If $l$ is the elliptic modulus corresponding to nome $q^{3}$ then we have $$\eta(6i)=f(q^{3})=2^{-2/3}\sqrt{\frac{2L}{\pi}}(l^2\sqrt{l'})^{1/6}\tag{3}$$ The values $$\sqrt{\frac{2L}{\pi}} =\frac{(27+18\sqrt{3})^{1/4}\Gamma(1/4)} {3\sqrt{2}\pi^{3/4}} ,l=\frac{(\sqrt{3}-1)(\sqrt{2}-\sqrt[4]{3})}{2},\sqrt{l'}=\frac{\sqrt{2}+\sqrt[4]{3}(\sqrt{3}-1)}{2^{5/4}}$$ are available from the second answer linked above which help us to get the value of $\eta(6i)$ in explicit form. The calculations are somewhat lengthy but can be performed using pen and paper.

Answer 5

This is a question about the findings of this post as well as this one.

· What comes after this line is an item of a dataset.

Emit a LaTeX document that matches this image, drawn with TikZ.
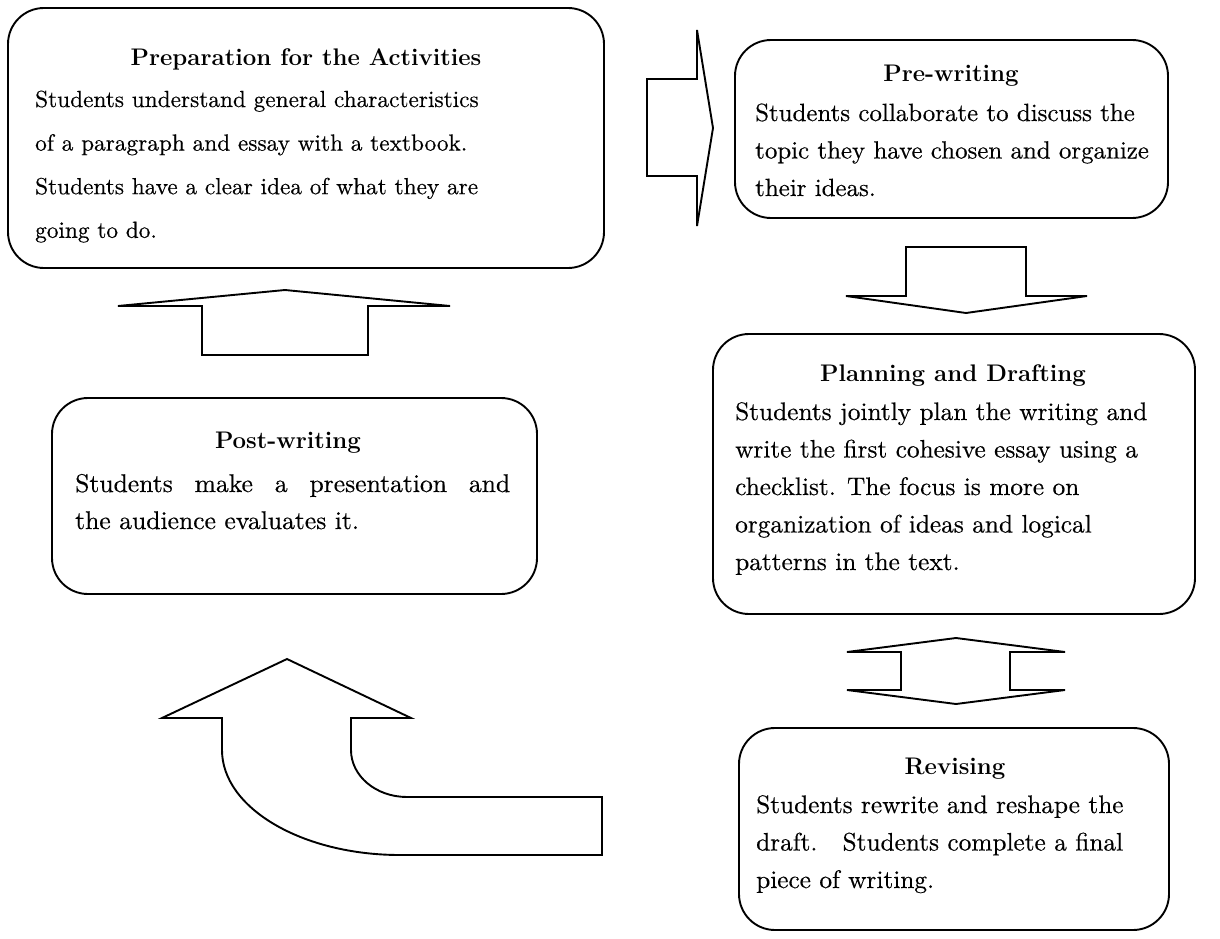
\documentclass[tikz,border=0pt]{standalone}
\usepackage{fontspec}
\newfontfamily\bodyrm{lmroman10-regular.otf}[FakeBold=0.4]
\newcommand\bodyprep{\bodyrm\fontsize{23.3}{43.6}\selectfont}
\newcommand\bodyright{\bodyrm\fontsize{25.3}{37.5}\selectfont}
\newcommand\bodypre{\bodyrm\fontsize{24.9}{37.5}\selectfont}
\newcommand\bodypost{\bodyrm\fontsize{25.6}{37}\selectfont}
\begin{document}
\begin{tikzpicture}[x=1pt,y=-1pt,
  box/.style={draw, line width=1.9pt, rounded corners=36pt, inner sep=0pt},
  ttl/.style={font=\fontsize{24}{28}\selectfont\bfseries, anchor=base, inner sep=0pt},
  body/.style={anchor=base west, inner sep=0pt, align=left},
  barrow/.style={draw, line width=1.9pt, line join=miter}]
\useasboundingbox (0,0) rectangle (1220,939);

% boxes
\node[box, minimum width=596pt, minimum height=260pt] (prep) at (306,138) {};
\node[box, minimum width=433pt, minimum height=178pt] (pre) at (951.5,129) {};
\node[box, minimum width=482pt, minimum height=280pt] (plan) at (954,474) {};
\node[box, minimum width=430pt, minimum height=202pt] (rev) at (954,829) {};
\node[box, minimum width=485pt, minimum height=196pt] (post) at (294.5,496) {};

% titles
\node[ttl] (prepH) at (306,66) {Preparation for the Activities};
\node[ttl] (preH) at (951,82) {Pre-writing};
\node[ttl] (planH) at (953,381) {Planning and Drafting};
\node[ttl] (revH) at (955,774) {Revising};
\node[ttl] (postH) at (288,448) {Post-writing};

% body lines
\node[body, font=\bodyprep] (prep1) at (35,107) {Students understand general characteristics};
\node[body, font=\bodyprep] (prep2) at (35,150.6) {of a paragraph and essay with a textbook.};
\node[body, font=\bodyprep] (prep3) at (35,194.2) {Students have a clear idea of what they are};
\node[body, font=\bodyprep] (prep4) at (35,237.8) {going to do.};

\node[body, font=\bodypre] (pre1) at (755,121) {Students collaborate to discuss the};
\node[body, font=\bodypre] (pre2) at (755,158.5) {topic they have chosen and organize};
\node[body, font=\bodypre] (pre3) at (755,196) {their ideas.};

\node[body, font=\bodyright] (plan1) at (735,420) {Students jointly plan the writing and};
\node[body, font=\bodyright] (plan2) at (735,457.5) {write the first cohesive essay using a};
\node[body, font=\bodyright] (plan3) at (735,495) {checklist. The focus is more on};
\node[body, font=\bodyright] (plan4) at (735,532.5) {organization of ideas and logical};
\node[body, font=\bodyright] (plan5) at (735,570) {patterns in the text.};

\node[body, font=\bodyright] (rev1) at (756,813) {Students rewrite and reshape the};
\node[body, font=\bodyright] (rev2) at (756,850.5) {draft.\hspace{0.55em} Students complete a final};
\node[body, font=\bodyright] (rev3) at (756,888) {piece of writing.};

\node[body, font=\bodypost] (post1) at (75,492) {\makebox[435pt][s]{Students make a presentation and}};
\node[body, font=\bodypost] (post2) at (75,529) {the audience evaluates it.};

% block arrows
\draw[barrow] (647,79) -- (697,79) -- (697,30) -- (713,128) -- (697,226) -- (697,176) -- (647,176) -- cycle;
\draw[barrow] (906,247) -- (1026,247) -- (1026,296) -- (1087,296) -- (966,313) -- (846,296) -- (906,296) -- cycle;
\draw[barrow] (956,638) -- (1065,652) -- (1010,652) -- (1010,690) -- (1065,690) -- (956,704) -- (847,690) -- (901,690) -- (901,652) -- (847,652) -- cycle;
\draw[barrow] (118,306) -- (285,290) -- (450,306) -- (368,306) -- (368,355) -- (202,355) -- (202,306) -- cycle;
\draw[barrow] (287,659) -- (411,718) -- (351,718) -- (351,750)
  .. controls (351,776) and (376,797) .. (407,797) -- (602,797) -- (602,855) -- (400,855)
  .. controls (302,855) and (222,808) .. (222,750) -- (222,718) -- (162,718) -- cycle;
\end{tikzpicture}
\end{document}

If we like the question I can ask it as a new question for the site but it may be that this type of thing is trivially shown not to be the case with some counterexample or maybe it follows quickly: I am not sure.

Let $\alpha = (-\frac{3}{4})!\pi^{-\frac{3}{4}}$ then we have seen that for the set $S=\{\frac{1}{n} : n\in \mathbb{N} \}\cup \mathbb{N}$ we have that

$\eta (Si)\subset A[\alpha]$. So a natural question might be: is it the case that $\eta(\mathbb{Q}i)\subset A[\alpha]$?

I am already changing my completely unverified conjecture:

Maybe it's more like there is some transcendental number $t_m$ we can associate with each $m\in \mathbb{N}$ such that $\eta(i\{x:x \in \{ \frac{m}{n}\} \cup \{ \frac{n}{m} \} \})\subset A[t_m]$? What we know is that this $\eta$ function needs to respect multiplicative inverses in someway.